Occorre poi sottolineare come, grazie agli appunti, ad alcuni saggi e al testo di qualche conferenza, ci sia possibile comprendere il significato di quello stillicidio fatto di ostilità, mortificazioni, fughe e sottomissioni, quasi ci trovassimo di fronte a uno svolgimento che rimanda, in più passi, a una confessione da decifrare. Scrive al riguardo Canetti: «Il processo che fino allora e per due anni si era svolto nel carteggio tra lui e Felice si trasformò ora nell’altro Processo, il libro che tutti conoscono. Era un processo, sempre lo stesso, di cui Kafka era ormai un esperto; il fatto che egli vi incluse infinitamente più cose di quelle che si possono rintracciare nelle lettere a Felice non deve trarci in inganno riguardo all’identità dei due processi» (p. 248). Il fidanzamento, insomma, sarebbe diventato l’arresto eseguito nel primo capitolo; la sentenza è invece presente nell’epilogo del romanzo sotto forma di esecuzione.
Si deve infine notare come nell’ambito delle narrazioni kafkiane abbia luogo un continuo confronto con il potere, che lo scrittore ha vissuto e raffigurato in tutti i suoi aspetti. Giacché egli lo teme e cerca costantemente di sottrarglisi, lo percepisce, lo riconosce, lo nomina e lo inserisce in tutte quelle situazioni nelle quali altri sarebbero disposti ad accettarlo come qualcosa di ovvio. Al cospetto del potere Kafka imparò a farsi piccolo, tanto piccolo da scomparire; e si deve solo a una fortunata coincidenza se le sue opere non sono scomparse insieme a lui.

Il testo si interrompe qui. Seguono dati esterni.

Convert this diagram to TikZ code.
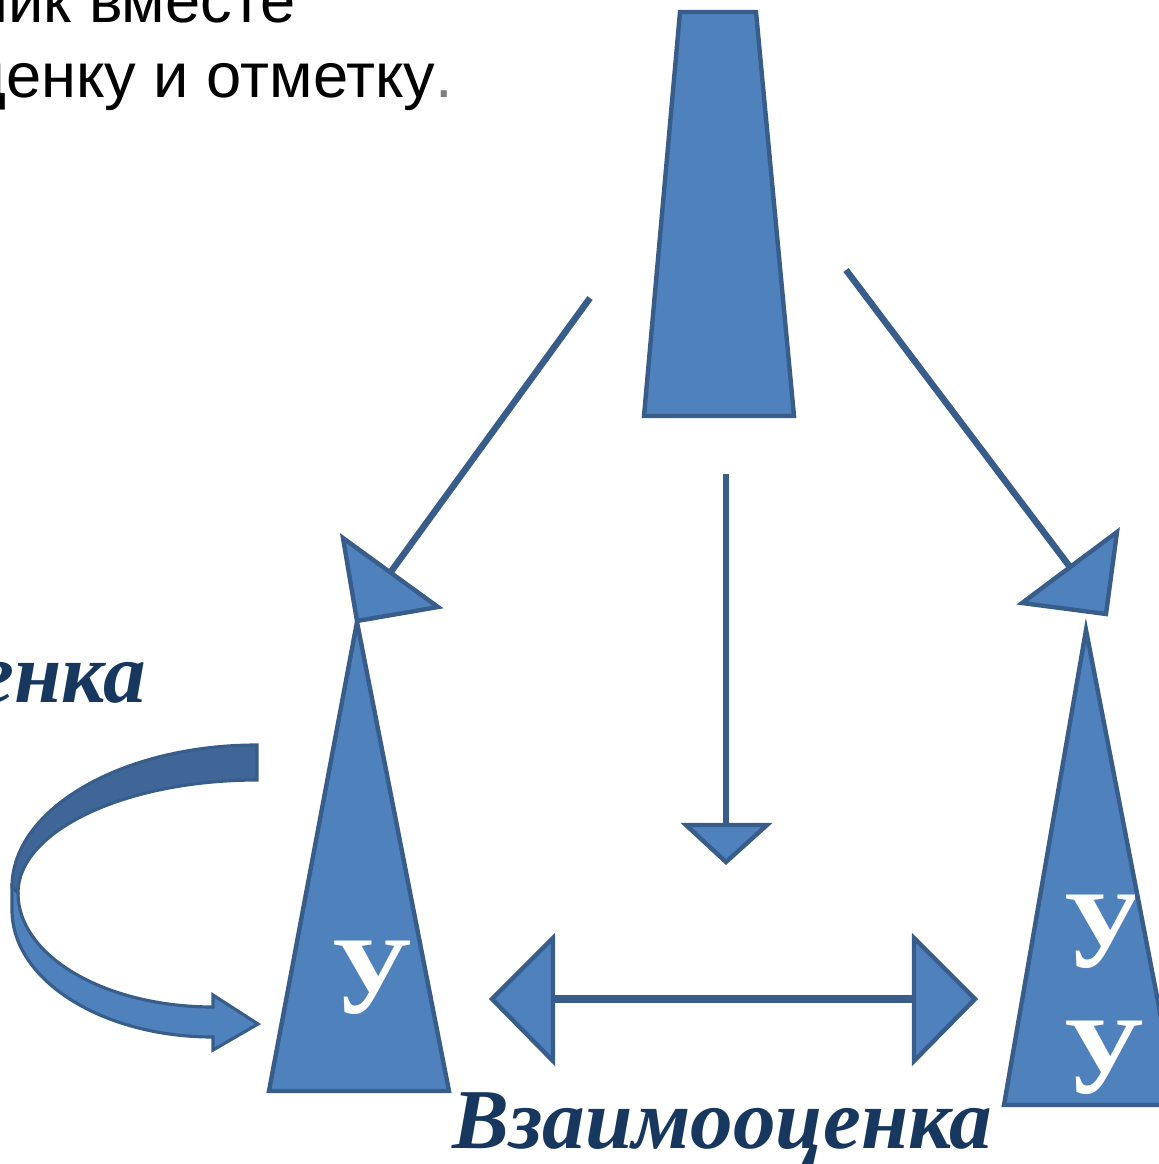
\documentclass[tikz,border=0pt]{standalone}
\usepackage{fontspec}
\setmainfont{Liberation Serif}
\newfontfamily\slidefont{Liberation Sans}
\usetikzlibrary{positioning}
\definecolor{shapefill}{HTML}{4F81BD}
\definecolor{shapeline}{HTML}{385D8A}
\definecolor{bandback}{HTML}{3F6696}
\definecolor{labelnavy}{HTML}{17375E}
\tikzset{
block shape/.style = {
             draw=shapeline,
             fill=shapefill,
             line width=2.5pt,
             line join=miter
   },
link/.style = {
     draw=shapeline,
     line width=3.7pt
     },
big letter/.style = {
    text=white, inner sep=0pt,
    font=\fontsize{63}{63}\selectfont\bfseries
  },
caption/.style = {
    text=labelnavy, inner sep=0pt,
    font=\fontsize{48.5}{48.5}\selectfont\bfseries\itshape
  },
slide text/.style = {
    inner sep=0pt,
    font=\slidefont\fontsize{36}{36}\selectfont
  }
}

\begin{document}
\begin{tikzpicture}[x=0.02cm, y=-0.02cm]
\clip (0,0) rectangle (1159,1164);
% text of the slide
\node[slide text, anchor=base east] (line one) at (296,22) {ник вместе};
\node[slide text, anchor=base east] (line two) at (453,97) {ценку и отметку{\color{gray}.}};
% top block
\filldraw[block shape] (680,12) -- (756,12) -- (794,416) -- (644,416) -- cycle;
% connectors
\coordinate (left start) at (590,298);
\coordinate (left end) at (390,573);
\coordinate (right start) at (846,270);
\coordinate (right end) at (1070,567);
\coordinate (mid start) at (726,474);
\coordinate (mid end) at (726,826);
\coordinate (pair left) at (553,999);
\coordinate (pair right) at (914,999);
\draw[link] (left start) -- (left end);
\draw[link] (right start) -- (right end);
\draw[link] (mid start) -- (mid end);
\draw[link, line width=4.1pt] (pair left) -- (pair right);
% heads
\filldraw[block shape] (343,538) -- (438,607) -- (357,621) -- cycle;
\filldraw[block shape] (1117,532) -- (1022,603) -- (1106,614) -- cycle;
\filldraw[block shape] (686,825) -- (767,825) -- (726,862) -- cycle;
\filldraw[block shape] (492,999) -- (553,938) -- (553,1061) -- cycle;
\filldraw[block shape] (975,999) -- (914,938) -- (914,1061) -- cycle;
% tall blocks
\filldraw[block shape] (357,622) -- (449,1091) -- (269,1091) -- cycle;
\filldraw[block shape] (1086,630) -- (1178,1105) -- (1004,1105) -- cycle;
% curved arrow
\filldraw[block shape, fill=bandback, line width=1.8pt] (257,745) .. controls (122,745) and (12,809) .. (12,887)
  -- (18,893) .. controls (18,831) and (125,780) .. (257,780) -- cycle;
\filldraw[block shape, line width=1.8pt] (12,887) -- (12,910) .. controls (12,980) and (102,1037) .. (213,1037)
  -- (213,1050) -- (258,1024) -- (213,995) -- (213,1007)
  .. controls (105,1007) and (18,956) .. (18,893) -- cycle;
% letters
\node[big letter, anchor=base west] (u left) at (331,1013) {У};
\begin{scope}
\clip (1000,880) rectangle (1134,980);
\node[big letter, anchor=base west] (u top) at (1063,967) {У};
\end{scope}
\node[big letter, anchor=base west] (u bottom) at (1063,1093) {У};
% captions
\node[caption, anchor=base east] (self mark) at (146,702) {енка};
\node[caption, anchor=base west] (mutual mark) at (452,1148) {Взаимооценка};
\end{tikzpicture}
\end{document}
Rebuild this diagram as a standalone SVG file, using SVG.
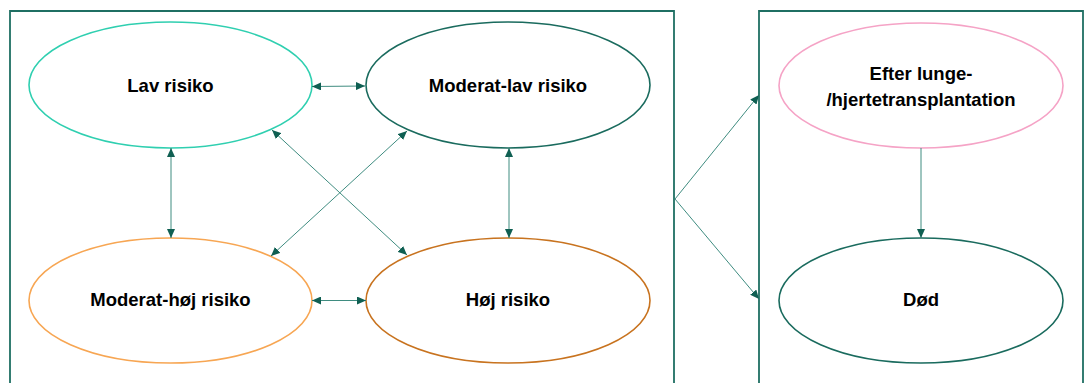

La rabdomantica sensibilità nei confronti del potere, considerato sempre come qualcosa di soverchiante, ha consentito a Kafka di preconizzare gli orrori che sarebbero stati perpetrati nel corso del XX secolo: stermini che egli non avrebbe visto e ai quali Canetti sarebbe riuscito a sopravvivere, mentre le sorelle e le amanti dello scrittore boemo sarebbero state messe a morte nei campi di concentramento. Una sorta di capacità divinatoria che, espressa in una lingua ridotta all’osso ed estremamente precisa, impressiona il lettore e al tempo stesso lo invita a riflettere.